Comment by imgabe

1 day ago

For years in Washington DC there was one single crank who went to every community engagement meeting and prevented hundreds of units of housing from getting built.

I’ll be so interested to see what happens to this kind of thing.

I feel like we saw the absurd version of it over the past decade, where society at large had acted as though highly online reactionaries are quality signals of an underlying current.

It seems as though market share in that model is failing. I predict the pendulum will swing the other way across the board, and loud minorities in in-person forums will be given less credence… for good (by my estimation in this case) and bad.

  • Perhaps they have not been given the credence that you assume. It is typically not the NIMBY complainers who have the capacity to hire powerful experts to argue their cases in Councils and courtrooms ad nauseam. That is heavily weighted towards the developer side. I say that having worked for such developers, to further their cases in great detail.

    Factors like failing or under-capacity infrastructure are coming to the fore a lot more in recent years.

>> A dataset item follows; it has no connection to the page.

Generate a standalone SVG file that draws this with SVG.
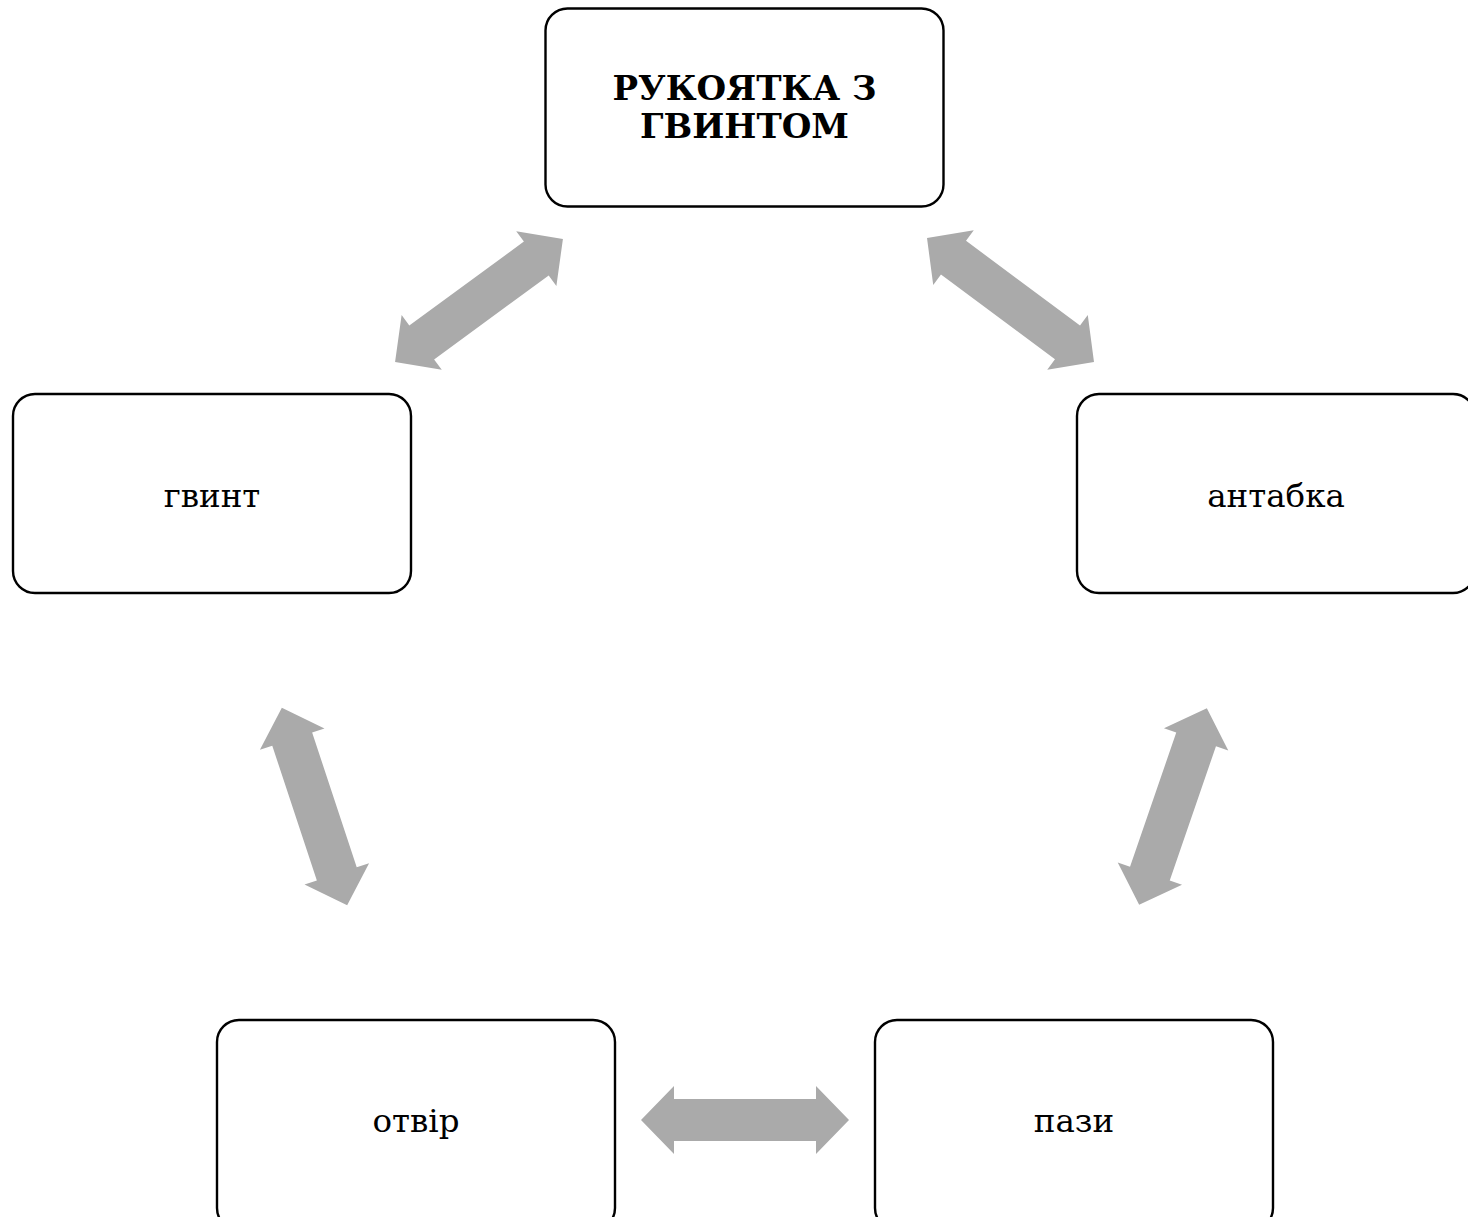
<svg xmlns="http://www.w3.org/2000/svg" width="1468" height="1217" viewBox="0 0 1468 1217">
<style>
.box{fill:#fff;stroke:#000;stroke-width:2.4}
.t{font-family:"DejaVu Serif","Liberation Serif",serif;font-size:32.5px;fill:#000;text-anchor:middle}
.tb{font-family:"DejaVu Serif","Liberation Serif",serif;font-size:34px;font-weight:bold;fill:#000;text-anchor:middle}
.arr{fill:#AAAAAA}
</style>
<defs>
<polygon id="dbl" points="-104,0 -71,-34 -71,-21 71,-21 71,-34 104,0 71,34 71,21 -71,21 -71,34"/>
</defs>
<rect width="1468" height="1217" fill="#fff"/>
<g id="connectors" class="arr">
<use href="#dbl" transform="translate(479,300.5) rotate(-36.2)"/>
<use href="#dbl" transform="translate(1010.5,300) rotate(36.6)"/>
<use href="#dbl" transform="translate(314.5,806.5) rotate(71.7)"/>
<use href="#dbl" transform="translate(1173,806.5) rotate(109)"/>
<use href="#dbl" transform="translate(745,1120)"/>
</g>
<g id="node-top">
<rect class="box" x="545.5" y="8.5" width="398" height="198" rx="22"/>
<text class="tb" x="744.5" y="100">РУКОЯТКА З</text>
<text class="tb" x="744.5" y="138">ГВИНТОМ</text>
</g>
<g id="node-gvynt">
<rect class="box" x="13" y="394" width="398" height="199" rx="22"/>
<text class="t" x="212" y="507">гвинт</text>
</g>
<g id="node-antabka">
<rect class="box" x="1077" y="394" width="398" height="199" rx="22"/>
<text class="t" x="1276" y="507">антабка</text>
</g>
<g id="node-otvir">
<rect class="box" x="217" y="1020" width="398" height="210" rx="22"/>
<text class="t" x="416" y="1132">отвір</text>
</g>
<g id="node-pazy">
<rect class="box" x="875" y="1020" width="398" height="210" rx="22"/>
<text class="t" x="1074" y="1132">пази</text>
</g>
</svg>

I've been in land development for about 25 years, and an increasingly common theme in my region is that a landowner wants a new suburb, but is not willing to upgrade all the necessary pipes and roads in order to not overwhelm existing upstream/downstream systems, and conversely the public are literally not able to subsidise that for them - public money is almost always stretched very thin already.

  • These people were only ever given credence as a pretext for whatever the entrenched interests wanted to do in the first place.

Every avenue of life has it’s weirdoes, but why have we as a society decided a single weirdo can stop a hundred homes from being built?

  • I don’t think a decision was made, we just fell down the slippery slope to Vetocracy.

    It requires active energy to keep a thing alive and we haven’t been fighting hard for building things.